Australian Economy

skills shortage threatens recovery, government warned

Prudential regulator chief Wayne Byres told the Summit in Sydney he was watching emerging risks, especially in housing markets.

Mr Byres said the Australian Prudential Regulation Authority had cracked down on lending to highly indebted borrowers by tightening some banks’ debt-to-income ratios. The big banks’ share prices fell shortly after the speech.

People’s lives ‘about to be hell’

Deloitte partner and economist Chris Richardson said financial market pricing for a cash rate above 3 per cent in the coming years was effectively investors betting that people’s lives were “about to be hell”

“If that happens, most models would suggest you’d lose 15 per cent to 20 per cent out of housing prices in Australia – there goes $2 trillion,” he said, though such an outcome would be a “mistake” by policymakers.

Mr Byres said the banking industry was “well-placed to weather a more difficult environment, and we do not expect a deterioration in housing loan portfolios to cause system stability issues”.

Furthermore, he said an expected decline in house prices was “on balance, a positive development from a system stability perspective, reducing the need for borrowers to borrow very high multiples of their incomes”.

Other leading bankers were upbeat about Australia’s relative position in the global economy.

“You really wouldn’t switch places economically or socially at the moment,” said Commonwealth Bank chief executive Matt Comyn, who is just back from a trip to the United States, which is experiencing a wage-price spiral.

“The US is a classic overheat,” Mr Comyn said. “Australia is very different.”

He said he struggled to understand why the money market was pricing in the RBA cash rate going north of 3 per cent, similar to the projected US Federal Reserve funds rate.

CBA economists tip a peak RBA cash rate of 1.6 per cent.

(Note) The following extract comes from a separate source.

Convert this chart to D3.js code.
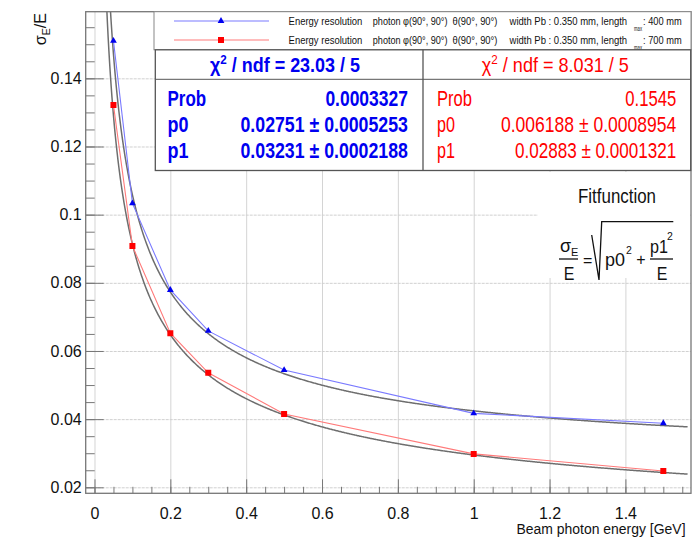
<!DOCTYPE html>
<html>
<head>
  <title>Energy resolution</title>
  <script src="https://d3js.org/d3.v7.min.js"></script>
  <style>
    body { margin: 0; background: #fff; }
    text { font-family: "Liberation Sans", Arial, sans-serif; }
  </style>
</head>
<body>
<div id="chart"></div>
<script>
// beam energies (GeV) and measured sigma_E/E for the two module lengths
const energies = [0.05, 0.1, 0.2, 0.3, 0.5, 1.0, 1.5];
const res400 = [0.1510, 0.1033, 0.0779, 0.0659, 0.0544, 0.0417, 0.0388];
const res700 = [0.1322, 0.0908, 0.0652, 0.0536, 0.0415, 0.0298, 0.0248];

// fit parameters: sigma/E = sqrt(p0^2 + p1^2/E)
const fitP0 = [0.02751, 0.006188];
const fitP1 = [0.03231, 0.02883];

const xTicks = [0, 0.2, 0.4, 0.6, 0.8, 1, 1.2, 1.4];
const yTicks = [0.02, 0.04, 0.06, 0.08, 0.1, 0.12, 0.14];

const legendLabels = ["400 mm", "700 mm"];
const chi2Text = ["23.03 / 5", "8.031 / 5"];
const probText = ["0.0003327", "0.1545"];
const p0Text = ["0.02751 \u00b1 0.0005253", "0.006188 \u00b1 0.0008954"];
const p1Text = ["0.03231 \u00b1 0.0002188", "0.02883 \u00b1 0.0001321"];

const width = 700, height = 552;
const fr = { left: 85.7, right: 691, top: 11.7, bottom: 493.3 };

const svg = d3.select("#chart").append("svg")
  .attr("width", width).attr("height", height);

const x = d3.scaleLinear().domain([-0.0232, 1.573]).range([fr.left, fr.right]);
const y = d3.scaleLinear().domain([0.01824, 0.15955]).range([fr.bottom, fr.top]);

svg.append("defs").append("clipPath").attr("id", "clip")
  .append("rect").attr("x", fr.left).attr("y", fr.top)
  .attr("width", fr.right - fr.left).attr("height", fr.bottom - fr.top);

// grid
svg.append("g").attr("transform", `translate(0,${fr.bottom})`)
  .call(d3.axisBottom(x).tickValues(xTicks).tickSize(-(fr.bottom - fr.top)).tickFormat(""))
  .call(g => g.select(".domain").remove())
  .call(g => g.selectAll("line").attr("stroke", "#d4d4d4"));
svg.append("g").attr("transform", `translate(${fr.left},0)`)
  .call(d3.axisLeft(y).tickValues(yTicks).tickSize(-(fr.right - fr.left)).tickFormat(""))
  .call(g => g.select(".domain").remove())
  .call(g => g.selectAll("line").attr("stroke", "#d0d0d0").attr("stroke-dasharray", "3,1"));

// fit curves
const colors = ["#0000f0", "#ff0000"];
const lineColors = ["#7a7aff", "#ff7a7a"];
const eGrid = d3.range(0.02, 1.566, 0.002);
const line = d3.line().x(d => x(d[0])).y(d => y(d[1]));
const plot = svg.append("g").attr("clip-path", "url(#clip)");

[0, 1].forEach(i => {
  const pts = eGrid.map(e => [e, Math.sqrt(fitP0[i] ** 2 + fitP1[i] ** 2 / e)]);
  plot.append("path").attr("d", line(pts))
    .attr("fill", "none").attr("stroke", "#6e6e6e").attr("stroke-width", 1.5);
});

const series = [res400, res700];
series.forEach((vals, i) => {
  const pts = energies.map((e, j) => [e, vals[j]]);
  plot.append("path").attr("d", line(pts))
    .attr("fill", "none").attr("stroke", lineColors[i]).attr("stroke-width", 1.1);
});

const symbols = [d3.symbol().type(d3.symbolTriangle).size(20), d3.symbol().type(d3.symbolSquare).size(36)];
series.forEach((vals, i) => {
  plot.selectAll(null).data(energies).enter().append("path")
    .attr("d", symbols[i])
    .attr("transform", (e, j) => `translate(${x(e)},${y(vals[j])})`)
    .attr("fill", colors[i]);
});

// axes ticks (inside) and labels
const axisColor = "#777";
svg.append("g").attr("transform", `translate(0,${fr.bottom})`)
  .call(d3.axisBottom(x).tickValues(d3.range(0, 1.56, 0.05)).tickSize(-6.5).tickFormat(""))
  .call(g => g.select(".domain").remove())
  .call(g => g.selectAll("line").attr("stroke", axisColor));
svg.append("g").attr("transform", `translate(0,${fr.bottom})`)
  .call(d3.axisBottom(x).tickValues(xTicks).tickSize(-14).tickPadding(14).tickFormat(d => String(d)))
  .call(g => g.select(".domain").remove())
  .call(g => g.selectAll("line").attr("stroke", axisColor))
  .call(g => g.selectAll("text").attr("font-size", 16).attr("fill", "#111")
    .attr("font-family", "Liberation Sans, Arial, sans-serif"));

svg.append("g").attr("transform", `translate(${fr.left},0)`)
  .call(d3.axisLeft(y).tickValues(d3.range(0.02, 0.158, 0.005)).tickSize(-9).tickFormat(""))
  .call(g => g.select(".domain").remove())
  .call(g => g.selectAll("line").attr("stroke", axisColor));
svg.append("g").attr("transform", `translate(${fr.left},0)`)
  .call(d3.axisLeft(y).tickValues(yTicks).tickSize(-18).tickPadding(4).tickFormat(d => String(d)))
  .call(g => g.select(".domain").remove())
  .call(g => g.selectAll("line").attr("stroke", axisColor))
  .call(g => g.selectAll("text").attr("font-size", 16).attr("fill", "#111")
    .attr("font-family", "Liberation Sans, Arial, sans-serif"));

// text drawn with a small vertical stretch, like the squeezed ROOT fonts
function label(sel, px, py, str, o) {
  const t = sel.append("text")
    .attr("transform", `translate(${px},${py}) scale(1,${o.sy || 1})`)
    .attr("font-size", o.size).attr("fill", o.color || "#111")
    .attr("text-anchor", o.anchor || "start")
    .attr("font-weight", o.bold ? "bold" : null)
    .text(str);
  if (o.w) t.attr("textLength", o.w).attr("lengthAdjust", "spacingAndGlyphs");
  return t;
}

// axis titles
label(svg, 685.5, 533.5, "Beam photon energy [GeV]", { size: 13, sy: 1.12, anchor: "end", w: 169 });
const yt = svg.append("text").attr("transform", "translate(46,13) rotate(-90)")
  .attr("text-anchor", "end").attr("font-size", 16).attr("fill", "#111");
yt.append("tspan").text("\u03c3");
yt.append("tspan").attr("font-size", 11).attr("dy", 4).text("E");
yt.append("tspan").attr("dy", -4).text("/E");

// frame
svg.append("rect").attr("x", fr.left).attr("y", fr.top)
  .attr("width", fr.right - fr.left).attr("height", fr.bottom - fr.top)
  .attr("fill", "none").attr("stroke", axisColor).attr("stroke-width", 1.3);

// legend
const leg = svg.append("g");
leg.append("rect").attr("x", 154).attr("y", fr.top).attr("width", 537).attr("height", 38.1)
  .attr("fill", "#fff").attr("stroke", "#888").attr("stroke-width", 1);
[21, 40].forEach((ly, i) => {
  leg.append("line").attr("x1", 174).attr("x2", 269).attr("y1", ly).attr("y2", ly)
    .attr("stroke", lineColors[i]).attr("stroke-width", 1.2);
  leg.append("path").attr("d", symbols[i]).attr("transform", `translate(221,${ly})`)
    .attr("fill", colors[i]);
  const by = ly + 3.8;
  const o = { size: 9.4, sy: 1.25 };
  label(leg, 288.6, by, "Energy resolution", { ...o, w: 73.7 });
  label(leg, 372.8, by, "photon \u03c6(90\u00b0, 90\u00b0)", { ...o, w: 74.7 });
  label(leg, 452.5, by, "\u03b8(90\u00b0, 90\u00b0)", { ...o, w: 44.9 });
  label(leg, 509.6, by, "width Pb : 0.350 mm, length", { ...o, w: 117.5 });
  label(leg, 634, by + 6.5, "max", { size: 5.5, sy: 1.2, w: 8 });
  label(leg, 643, by, ": " + legendLabels[i], { ...o, w: 38.6 });
});

// stats boxes
const st = svg.append("g");
st.append("rect").attr("x", 155.3).attr("y", 49.8).attr("width", 535.4).attr("height", 120.7)
  .attr("fill", "#fff").attr("stroke", "#555").attr("stroke-width", 1.3);
st.append("line").attr("x1", 423).attr("x2", 423).attr("y1", 49.8).attr("y2", 170.5)
  .attr("stroke", "#555").attr("stroke-width", 1.3);
st.append("line").attr("x1", 155.3).attr("x2", 690.7).attr("y1", 79.3).attr("y2", 79.3)
  .attr("stroke", "#555").attr("stroke-width", 1);

const boxes = [
  { cx: 285, lx: 167.5, rx: 407.9, bold: true, chiW: 150, probW: 38.6, pW: 21,
    valW: [82.5, 167.4, 167.4] },
  { cx: 555.3, lx: 437, rx: 676.3, bold: false, chiW: 147, probW: 35, pW: 18,
    valW: [51, 175.4, 161.4] }
];
boxes.forEach((b, i) => {
  const c = colors[i];
  const t = st.append("text").attr("transform", `translate(${b.cx},72.3) scale(1,1.2)`)
    .attr("text-anchor", "middle")
    .attr("font-size", 17).attr("fill", c).attr("font-weight", b.bold ? "bold" : null)
    .attr("textLength", b.chiW).attr("lengthAdjust", "spacingAndGlyphs");
  t.append("tspan").text("\u03c7");
  t.append("tspan").attr("font-size", 11).attr("dy", -7).text("2");
  t.append("tspan").attr("dy", 7).text(" / ndf = " + chi2Text[i]);

  const rows = [["Prob", probText[i], 106, b.probW], ["p0", p0Text[i], 132, b.pW], ["p1", p1Text[i], 157.5, b.pW]];
  rows.forEach((r, k) => {
    const o = { size: 17.3, sy: 1.28, color: c, bold: b.bold };
    label(st, b.lx, r[2], r[0], { ...o, w: r[3] });
    label(st, b.rx, r[2], r[1], { ...o, anchor: "end", w: b.valW[k] });
  });
});

// fit function pave
const ff = svg.append("g");
ff.append("rect").attr("x", 538).attr("y", 172).attr("width", 152).attr("height", 106).attr("fill", "#fff");
label(ff, 578, 203, "Fitfunction", { size: 17, sy: 1.2, w: 78 });
const num = ff.append("text").attr("x", 560).attr("y", 252).attr("font-size", 18).attr("fill", "#111");
num.append("tspan").text("\u03c3");
num.append("tspan").attr("font-size", 11).attr("dy", 4).text("E");
ff.append("line").attr("x1", 559).attr("x2", 578).attr("y1", 259).attr("y2", 259).attr("stroke", "#111").attr("stroke-width", 1.3);
label(ff, 569, 280, "E", { size: 16, sy: 1.15, anchor: "middle" });
label(ff, 583, 266, "=", { size: 16 });
ff.append("polyline").attr("points", "591.7,235 599,280 601.7,221.7 673.3,221.7")
  .attr("fill", "none").attr("stroke", "#111").attr("stroke-width", 1.3);
label(ff, 605, 266, "p0", { size: 16, sy: 1.15, w: 20 });
label(ff, 626, 254, "2", { size: 10.5 });
label(ff, 641, 265, "+", { size: 16, anchor: "middle" });
label(ff, 650, 253, "p1", { size: 16, sy: 1.15, w: 18 });
label(ff, 667, 240, "2", { size: 10.5 });
ff.append("line").attr("x1", 650).attr("x2", 673).attr("y1", 259).attr("y2", 259).attr("stroke", "#111").attr("stroke-width", 1.3);
label(ff, 662, 280, "E", { size: 16, sy: 1.15, anchor: "middle" });
</script>
</body>
</html>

NAB’s head of business banking, Andrew Irvine, said business lending would outperform highly leveraged retail banking consumers, who would be more susceptible to interest rate rises and falling house prices.

He said that although the housing construction sector was challenged, agriculture, minerals and energy were strongly positioned to take advantage of high commodity prices exacerbated by the Ukraine-Russia war.

Storm clouds growing over US

“The other area where you’re going to see Australian business do well I think is onshoring of supply chains because it’s so hard to get stuff from anywhere else,” Mr Irvine said.

He agreed that “storm clouds” were growing over the United States, Europe and China, where stresses in global supply chains and inflationary pressures are more pronounced than in Australia.

“We believe Australia, on a relative basis, is going to do very, very well,” he said. “And if you’re going to be investing anywhere in the world, you’re going to be hard-pressed to see an economy do better than Australia.”

Despite the upbeat assessment from business bankers, Council of Small Business Organisations chief executive Alexi Boyd said labour and skills shortages meant some small firms were experiencing a “profitless boom”.

“Economists are saying things are going gangbusters, but small businesses can’t take advantage because they don’t have the workers and issues with supply chain constraining their ability to grow and to innovate,” she said.

“It’s a contraction. That’s a real concern. Worker shortages, worker shortages, worker shortages … we can’t seem to get the government to take action in the short term.

“In a lot of cases, those small businesses are completely overwhelmed and may very well, through sheer exhaustion, walk away from strong, viable businesses because they’re just getting to that tipping point.”

The summit examined opportunities for banks from the valuation pressures on the technology sector, and Mr Comyn suggested that they would seek to form more partnerships as they raced to innovate faster than start-ups could acquire new customers.

The new environment of rising rates was also creating pressures for banks, said Australian Banking Association chief executive Anna Bligh.

“It’s always a clear and present danger for banks that they could end up [in the political crosshairs] because they are so central to people’s lives,” she said.

After falling into a hole after the Hayne banking royal commission, Ms Bligh – a former Queensland premier – said banks had worked hard to climb out and foster a “fragile” positive attitude in the community.

“I think their ability to hang on to that is going to very much depend on how they deal with those individuals, those families and those businesses who will find the next 12 to 18 months very, very stressful,” she said.